In the ECJ Vaxholm case in Sweden, Latvian building company Laval justified using low paid Latvian workers by quoting the Posting of Workers Directive (Article 3.1.C). According to Laval, this implied that member states shall ensure a minimum rate of pay is laid down in national legislation or in a generally applicable collective agreement.

The company invoked Articles 12 (prohibition of discrimination on the grounds of nationality) and 49 (which stipulates that restrictions on freedom to provide services shall be prohibited in respect of nationals of member states who are established in a state of the Community other than that of the recipient of services) of the EU Treaty.

Cases such as Vaxholm imply that countries with well-functioning collective bargaining arrangements could be forced to change these to meet the requirements of European Union legislation.

As Sweden had not introduced a statutory minimum wage, the company claimed there was no obligation for an employer to pay the minimum wage collectively bargained for in the building sector.

In the latest Luxembourg case, the EU court has agreed with the Commission that the country’s labour laws obstruct the free provision of services.

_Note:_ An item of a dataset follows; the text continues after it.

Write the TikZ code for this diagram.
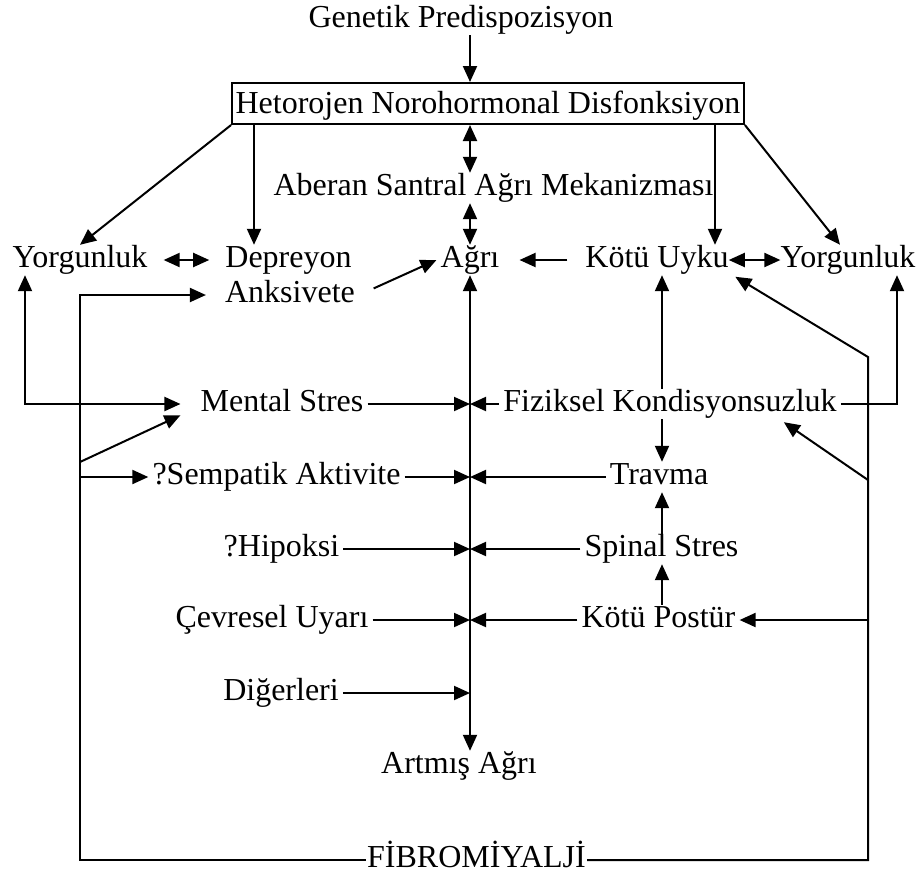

In this case, the ECJ does not recognise the autonomous right of Luxembourg to define national public policy provisions to counter unfair competition on wages and working conditions of workers by cross border service providers.

This latest ECJ judgment is likely to have an enormous impact, far beyond the Luxembourg borders, and increases the spectre of social dumping for all workers.

It effectively challenges the scope for member states to secure decent wages for all workers on its territory, demand respect for collective agreements and devise effective mechanisms for the monitoring and enforcement of the workers’ rights.

The court is effectively saying that any national laws that blocks ‘free movement’ within the EU must be struck down as they conflict with EU rules on the free movement of goods and services.

The court is in effect slowly imposing, through case law, the hated ‘country of origin’ principle, supposedly dumped from the services directive in 2005.

An unelected EU commission is now actively acting against the interest of workers and the sovereignty of member states. The Irish people’s stance to defend democracy and workers rights by voting No! to the recent Lisbon treaty has been proven again to have been the correct decision.

Workers and their organisations across Europe act now as the implications of allowing EU institutions to ride roughshod over democracy and workers’ rights are very grave indeed.

A good starting point would be to heed RMT general sectary Bob Crow’s call for labour movements across Europe to stand up and demand respect for national labour laws and the repeal of these vindictive and anti-working class ECJ judgments.